Le problème de l'authenticité des sources pour l'histoire de la chimie ancienne
Résumé
L’historien de la chimie ancienne se trouve confronté à l’obligation de se réapproprier ce que des générations d’ésotéristes plus ou moins savants ont travaillé à soustraire à l’histoire des sciences : l’alchimie. Cette discipline s’est en effet vu récuser à la fois son caractère scientifique et sa dimension historique. L’alchimie ne pouvait être une science positive aux yeux de ceux pour lesquels elle constituait le modèle d’une démarche essentiellement spirituelle. Elle ne pouvait pas avoir d’histoire, avec son lot de querelles, d’influences, de ruptures et de progrès, mais tout au plus une chronologie retraçant les étapes de la transmission des enseignements d’une tradition immuable. Paradoxalement, les préjugés scientistes sont venus renforcer les certitudes occultistes pour exclure du champ de la chimie les ouvrages alchimiques, surtout lorsqu’ils étaient attribués à des savants, soit en les déclarant pseudépigraphiques, soit en les considérant comme des fantaisies marginales.
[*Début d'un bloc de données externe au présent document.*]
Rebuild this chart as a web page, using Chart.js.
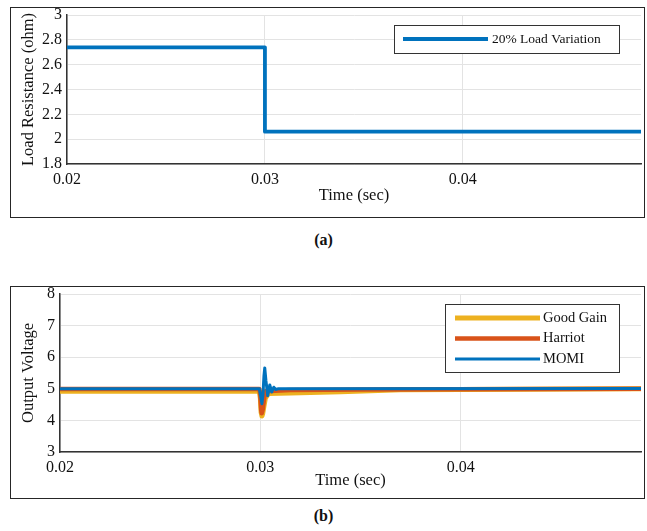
<!DOCTYPE html>
<html>
<head>
<meta charset="utf-8">
<script src="https://cdn.jsdelivr.net/npm/chart.js@4.4.0/dist/chart.umd.min.js"></script>
<style>
  html, body { margin: 0; padding: 0; background: #fff; }
  body { width: 647px; height: 531px; position: relative; overflow: hidden;
         font-family: "Liberation Serif", "Times New Roman", serif; }
  .frame { position: absolute; left: 10px; width: 633px; border: 1px solid #262626; }
  #frameA { top: 7px; height: 209px; }
  #frameB { top: 286px; height: 211px; }
  .frame canvas { display: block; }
  .caption { position: absolute; left: 0; width: 647px; text-align: center;
             font-weight: bold; font-size: 16px; color: #111; }
</style>
</head>
<body>
<div class="frame" id="frameA"><canvas id="chartA" width="633" height="209"></canvas></div>
<div class="caption" style="top:231px">(a)</div>
<div class="frame" id="frameB"><canvas id="chartB" width="633" height="211"></canvas></div>
<div class="caption" style="top:507px">(b)</div>

<script>
// ── Data ──────────────────────────────────────────────
const TIME_TICKS = [0.02, 0.03, 0.04];
const RES_TICKS = [1.8, 2, 2.2, 2.4, 2.6, 2.8, 3];
const VOLT_TICKS = [3, 4, 5, 6, 7, 8];

const LOAD_TIME = [0.02, 0.03, 0.03, 0.049];
const LOAD_RES  = [2.74, 2.74, 2.06, 2.06];

const GOODGAIN_TIME = [0.02, 0.02995, 0.03, 0.03004, 0.03008, 0.03012, 0.03018, 0.03025, 0.0304, 0.0315, 0.034, 0.037, 0.049];
const GOODGAIN_VOLT = [4.92, 4.92, 4.7, 4.25, 4.14, 4.22, 4.45, 4.7, 4.85, 4.87, 4.91, 4.97, 5.0];

const HARRIOT_TIME = [0.02, 0.02995, 0.03, 0.03004, 0.03007, 0.03012, 0.03018, 0.03025, 0.0315, 0.035, 0.049];
const HARRIOT_VOLT = [4.99, 4.99, 4.8, 4.33, 4.23, 4.35, 4.65, 4.92, 4.96, 4.98, 5.0];

const MOMI_TIME = [0.02, 0.02995, 0.03003, 0.03008, 0.03013, 0.03018, 0.03022, 0.03028, 0.03037, 0.03047, 0.03057, 0.03067, 0.03077, 0.0309, 0.049];
const MOMI_VOLT = [5.0, 5.0, 4.72, 4.53, 4.8, 5.4, 5.66, 5.25, 4.78, 5.12, 4.9, 5.05, 4.98, 5.0, 5.01];

// ── Style ─────────────────────────────────────────────
const C = {
  blue: "#0072BD",
  red: "#D95319",
  yellow: "#EDB120",
  axis: "#333333",
  grid: "#e3e3e3",
  text: "#111111"
};
const SERIF = "'Liberation Serif', 'Times New Roman', serif";

const pairs = (xs, ys) => xs.map((x, i) => ({ x, y: ys[i] }));
const fmt = (v) => String(+v.toFixed(3));

// legend drawn as a boxed MATLAB-style legend inside the plot
const boxLegend = {
  id: "boxLegend",
  afterDatasetsDraw(chart, args, o) {
    const ctx = chart.ctx;
    ctx.save();
    ctx.fillStyle = "#fff";
    ctx.fillRect(o.x, o.y, o.w, o.h);
    ctx.strokeStyle = C.axis;
    ctx.lineWidth = 1;
    ctx.strokeRect(o.x + 0.5, o.y + 0.5, o.w, o.h);
    chart.data.datasets.forEach((ds, i) => {
      const cy = o.y + o.firstRow + i * o.rowH;
      ctx.strokeStyle = ds.borderColor;
      ctx.lineWidth = ds.borderWidth;
      ctx.beginPath();
      ctx.moveTo(o.x + o.lineX, cy);
      ctx.lineTo(o.x + o.lineX + o.lineLen, cy);
      ctx.stroke();
      ctx.fillStyle = C.text;
      ctx.font = o.fontSize + "px " + SERIF;
      ctx.textBaseline = "middle";
      ctx.fillText(ds.label, o.x + o.lineX + o.lineLen + o.gap, cy);
    });
    ctx.restore();
  }
};

function makeOptions(p) {
  return {
    responsive: false,
    animation: false,
    layout: { padding: { top: 7, right: 3, left: 0, bottom: 0 } },
    elements: { line: { borderJoinStyle: "round", tension: 0 }, point: { radius: 0 } },
    plugins: {
      legend: { display: false },
      tooltip: { enabled: false },
      boxLegend: p.legend
    },
    scales: {
      x: {
        type: "linear",
        min: 0.02,
        max: 0.049,
        afterBuildTicks: (s) => { s.ticks = TIME_TICKS.map((v) => ({ value: v })); },
        afterFit: (s) => { s.height = p.xHeight; s.paddingLeft = 0; s.paddingRight = 0; },
        grid: { color: C.grid, drawTicks: false },
        border: { color: C.axis, width: 1.5 },
        ticks: { color: C.text, padding: 6, maxRotation: 0, font: { family: SERIF, size: 16 }, callback: fmt },
        title: { display: true, text: "Time (sec)", color: C.text,
                 font: { family: SERIF, size: 16.5 }, padding: { top: 0, bottom: p.xTitlePad } }
      },
      y: {
        min: p.yMin,
        max: p.yMax,
        afterBuildTicks: (s) => { s.ticks = p.yTicks.map((v) => ({ value: v })); },
        afterFit: (s) => { s.width = p.yWidth; s.paddingTop = 0; s.paddingBottom = 0; },
        grid: { color: C.grid, drawTicks: false },
        border: { color: C.axis, width: 1.5 },
        ticks: { color: C.text, padding: 5, font: { family: SERIF, size: 16 }, callback: fmt },
        title: { display: true, text: p.yTitle, color: C.text,
                 font: { family: SERIF, size: 16.5 }, padding: { top: 8, bottom: 0 } }
      }
    }
  };
}

Chart.register(boxLegend);

new Chart(document.getElementById("chartA"), {
  type: "line",
  data: {
    datasets: [
      { label: "20% Load Variation", data: pairs(LOAD_TIME, LOAD_RES),
        borderColor: C.blue, borderWidth: 3.8 }
    ]
  },
  options: makeOptions({
    yMin: 1.8, yMax: 3, yTicks: RES_TICKS, yTitle: "Load Resistance (ohm)",
    yWidth: 56, xHeight: 53, xTitlePad: 11,
    legend: { x: 383, y: 17, w: 225, h: 28, firstRow: 14, rowH: 0,
              lineX: 9, lineLen: 85, gap: 4, fontSize: 13.5 }
  })
});

// order: higher value is drawn first, so MOMI ends up on top like in MATLAB
new Chart(document.getElementById("chartB"), {
  type: "line",
  data: {
    datasets: [
      { label: "Good Gain", data: pairs(GOODGAIN_TIME, GOODGAIN_VOLT), order: 3,
        borderColor: C.yellow, borderWidth: 5 },
      { label: "Harriot", data: pairs(HARRIOT_TIME, HARRIOT_VOLT), order: 2,
        borderColor: C.red, borderWidth: 4.5 },
      { label: "MOMI", data: pairs(MOMI_TIME, MOMI_VOLT), order: 1,
        borderColor: C.blue, borderWidth: 3 }
    ]
  },
  options: makeOptions({
    yMin: 3, yMax: 8, yTicks: VOLT_TICKS, yTitle: "Output Voltage",
    yWidth: 49, xHeight: 46, xTitlePad: 7,
    legend: { x: 434, y: 17, w: 174, h: 68, firstRow: 14, rowH: 20.5,
              lineX: 10, lineLen: 85, gap: 3, fontSize: 14.5 }
  })
});
</script>
</body>
</html>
Nous savons aujourd’hui que cette conception de l’alchimie, construite par les fondateurs de l’occultisme au XIXe siècle, est d’autant plus erronée que rien ne nous autorise à opposer chimie et alchimie, cette dernière n’étant rien d’autre que la chimie du Moyen-Âge et de la période classique, jusqu’au XVIIIe siècle. Mais pour retrouver ce qui, au yeux des hommes du XVIIe siècle comme Bacon, Descartes, Leibniz, Boyle ou Newton, constituait une sorte d’évidence, il a fallu que les historiens de la chimie procèdent à la fois à une requalification des textes qui nous sont parvenus, et à une redéfinition du champ de l’alchimie. On sera parfois amené à minimiser l’importance d’ouvrages qui n’étaient que des parodies ou des illustrations populaires, mais le plus souvent il convient de restituer le sens véritablement chimique d’ouvrages imagés ou cryptés dont le symbolisme avait été détourné. Parallèlement, ce travail conduit à retrouver dans des textes qui manifestent l’émergence d’une chimie nouvelle les marques de la tradition alchimique. Une communication devant l’Académie royale des sciences au début du XVIIIe siècle peut alors être rapprochée d’un traité hermétique du siècle précédent.
Une telle entreprise implique que l’on ait admis que la rationalité scientifique se manifeste dans des formes variées, qui ne peuvent être aperçues que par la mise en œuvre d’une méthode spécifique qui prenne au sérieux les textes qui nous semblent aujourd’hui les plus étranges, en détruisant les filtres mis en place aussi bien par une tradition occultiste qui déforme et obscurcit ce qu’elle transmet que par les lectures modernes d’une chimie qui voudrait éclairer les textes anciens par des concepts qui lui sont étrangers.